A subduction zone could be the maximum of half the planet for a solid plate or the whole planet's circumference for soft plates forming bernard cells (which is essentially a torus-shaped planet with a small inner diameter in the limit of size). These could be extended temporarily by instabilities (wiggly edges). Those limits are for a linear mountain range. It's perfectly plausible to have a circular one or a network though if that counts. In such a case you could have a checkerboard pattern of upthrust and subducted plates. There's no real limit if you don't limit the planet's size. A lower amount of "instabilities" increases likelihood of larger ranges while reducing the chance of the super long "wiggly-extrema".

An example of instability would be rock having a non-uniform shear strength or non-uniform plate sizes.
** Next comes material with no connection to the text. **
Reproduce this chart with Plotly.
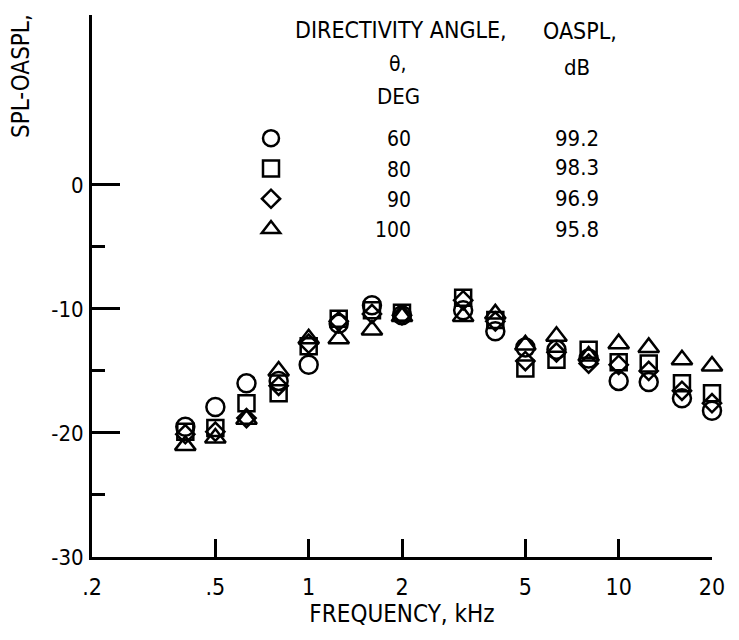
import plotly.graph_objects as go
import math

# ---- data ----
freq_khz = [0.4, 0.5, 0.63, 0.8, 1.0, 1.25, 1.6, 2.0, 3.15, 4.0, 5.0, 6.3, 8.0, 10, 12.5, 16, 20]
spl_60 = [-19.5, -17.9, -16.0, -15.8, -14.5, -11.2, -9.7, -10.5, -10.1, -11.8, -13.1, -13.3, -14.0, -15.8, -15.9, -17.2, -18.2]
spl_80 = [-19.9, -19.6, -17.6, -16.8, -13.0, -10.8, -10.1, -10.3, -9.1, -10.9, -14.8, -14.1, -13.3, -14.3, -14.4, -16.0, -16.8]
spl_90 = [-20.1, -19.9, -18.8, -16.2, -12.8, -11.0, -10.4, -10.5, -9.3, -11.0, -14.2, -13.5, -14.4, -14.5, -15.0, -16.6, -17.6]
spl_100 = [-21.0, -20.4, -18.9, -15.0, -12.4, -12.4, -11.7, -10.6, -10.6, -10.4, -12.9, -12.2, -13.8, -12.8, -13.1, -14.1, -14.6]

angles = ["60", "80", "90", "100"]
oaspl = ["99.2", "98.3", "96.9", "95.8"]
series = [spl_60, spl_80, spl_90, spl_100]
symbols = ["circle-open", "square-open", "diamond-open", "triangle-up-open"]
sizes = [18, 16, 14, 18]

x_tickvals = [0.2, 0.5, 1, 2, 5, 10, 20]
x_ticktext = [".2", ".5", "1", "2", "5", "10", "20"]
y_tickvals = [-30, -20, -10, 0]
y_ticktext = ["-30", "-20", "-10", "0"]
y_minor = [-25, -15, -5]

FONT = "Liberation Sans Narrow, DejaVu Sans Condensed, Arial Narrow, Liberation Sans, sans-serif"
NB = "\u00a0"

fig = go.Figure()
for i in range(4):
    pad = NB * (16 if len(angles[i]) == 2 else 14)
    fig.add_trace(go.Scatter(
        x=freq_khz, y=series[i], mode="markers", name=pad + angles[i],
        marker=dict(symbol=symbols[i], size=sizes[i], color="black",
                    line=dict(color="black", width=2.5)),
        cliponaxis=False,
    ))

# plot area: px x 92..712, y 15..557
L, R, T, B = 92, 739 - 712, 15, 640 - 557
PW, PH = 712 - 92, 557 - 15

def px(x):
    return (x - L) / PW

def py(y):
    return (557 - y) / PH

ann = []
def add(text, x, y, size=20, xanchor="center", angle=0):
    ann.append(dict(text=text, x=px(x), y=py(y), xref="paper", yref="paper",
                    showarrow=False, xanchor=xanchor, yanchor="middle",
                    textangle=angle, font=dict(family=FONT, size=size, color="black")))

add("SPL-OASPL,", 21, 76, size=24, angle=-90)
add("DIRECTIVITY ANGLE,", 401, 30, size=23)
add("\u03b8,", 398, 64, size=21)
add("DEG", 398, 97, size=22)
add("OASPL,", 580, 31, size=23)
add("dB", 577, 67, size=22)
rows = [138, 168, 199, 229]
for i in range(4):
    add(oaspl[i], 577, rows[i], size=22)

fig.update_layout(
    width=739, height=640,
    margin=dict(l=L, r=R, t=T, b=B),
    paper_bgcolor="white", plot_bgcolor="white",
    font=dict(family=FONT, size=20, color="black"),
    annotations=ann,
    showlegend=True,
    legend=dict(x=px(251), y=py(118), xanchor="left", yanchor="top",
                bgcolor="rgba(0,0,0,0)", font=dict(family=FONT, size=21, color="black"),
                itemsizing="trace", tracegroupgap=0),
    xaxis=dict(type="log", range=[math.log10(0.2), math.log10(20)],
               tickvals=x_tickvals, ticktext=x_ticktext,
               ticks="inside", ticklen=18, tickwidth=2.5, tickcolor="black",
               showline=True, linewidth=3, linecolor="black",
               showgrid=False, zeroline=False, ticklabelstandoff=7,
               tickfont=dict(family=FONT, size=23, color="black"),
               title=dict(text="FREQUENCY, kHz", standoff=5,
                          font=dict(family=FONT, size=24, color="black"))),
    yaxis=dict(range=[-30, 13.7],
               tickvals=y_tickvals, ticktext=y_ticktext,
               ticks="inside", ticklen=28, tickwidth=2.5, tickcolor="black",
               minor=dict(tickvals=y_minor, ticks="inside", ticklen=13,
                          tickwidth=2.5, tickcolor="black", showgrid=False),
               showline=True, linewidth=3, linecolor="black",
               showgrid=False, zeroline=False, ticklabelstandoff=1,
               tickfont=dict(family=FONT, size=22, color="black")),
)

fig.write_html("out.html")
As we drag our maximum shear strength lower and widen the range of values within a plate we get more cases where "edge wear" can occur on the mountain range. The "edge-wear" in a plate collision would be the tips of the mountain range being scraped off the plate or a wiggly mountain proper being flattened against a subduction zone.

So length is kinda variable. A solid upper limit would be the setup with the most bernard cells you could get for your given material strength. But a lot of specifics can drag the limit all the way down to just half the circumference (our basic hard plate case).

Maximum width of a mountain is already set by the material strengths and was covered in the answer to the tallest vertical height. When you achieve the maximum height you'll have the largest width. Anything wider next to the mountain will be past an inflection point in the slope that measures our true width.

Example: You have a pile of sand and make it as tall as you can by adding to the peak. It will have a specific angle of slope. It will be a convex mountain. If you add material at the base around it then it will not be structurally part of the sand pile. The part where your added sand at the base makes the mountain convex and is under its own separate structural support.